A computer sending data along an Ethernet cable has to address it so the right device intercepts it. Every device reads a packet sent along an Ethernet channel, but only the device matching the address can use it. Ethernet has built-in collision detection, which protects the network from colliding packets. Additionally, Ethernet devices “listen” to the cable to make sure no other device is transmitting. It is like a reconnaissance team giving the all clear to proceed.
Fast Ethernet
The Ethernet design first created by Robert Meltcalfe at Xerox Corporation in 1973 could only support up to 10 megabits per second (Mbps). Fast Ethernet can transmit data at the rate of 100 Mbps. Fast Ethernet started to be deployed on a large scale in the 1990s when higher local area network (LAN) performance was needed by businesses. A major advantage of Fast Ethernet is the ability to coexist and integrate with existing installations. The result has been for most networks to include both Ethernet and Fast Ethernet. Using so-called “10/100” adapters is what makes this possible. The adapter detects whether the cable is Ethernet or Fast Ethernet and adjusts accordingly.
Token Ring
Developed by International Business Machines, token ring is a widely used alternative to Ethernet and Fast Ethernet. In contrast to the wait-and-see approach to data transmission used in Ethernet, token ring utilizes an orderly method of strict rules. Data is transmitted through a ring of computers, from device to device until it reaches its intended destination.

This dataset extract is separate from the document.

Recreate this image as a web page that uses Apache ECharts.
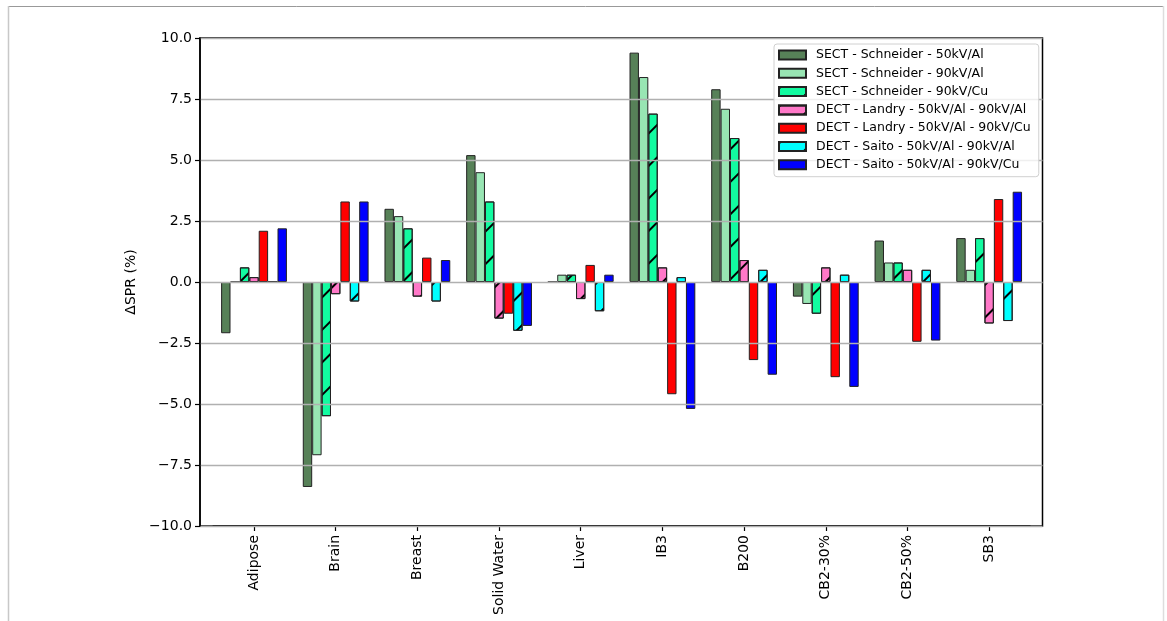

The transmission process occurs through a token, which is special permission given to a device to transmit. The token races around the ring of computers until it finds one that wants to transmit. The transmitting computer gets rid of the token, replacing it with a data frame which completes its own journey around the ring, returning to the transmitting computer. Finally, that computer removes the frame and creates a new token, which re-starts the process.
FDDI
FDDI is an optical communications standard, capable of transmitting data at the rate of 100 Mbps at a distance of up to 200 kilometers (around 127 miles). Network architectures that use FDDI serve thousands of end-users, linking vast areas of smaller networks and transmitting huge amounts of data. FDDI sends digital data over fiber-optic cables, which are capable of transmitting enormous data loads at high speed. They are analogous to the spine that serves as the conduit for the human body’s nervous system.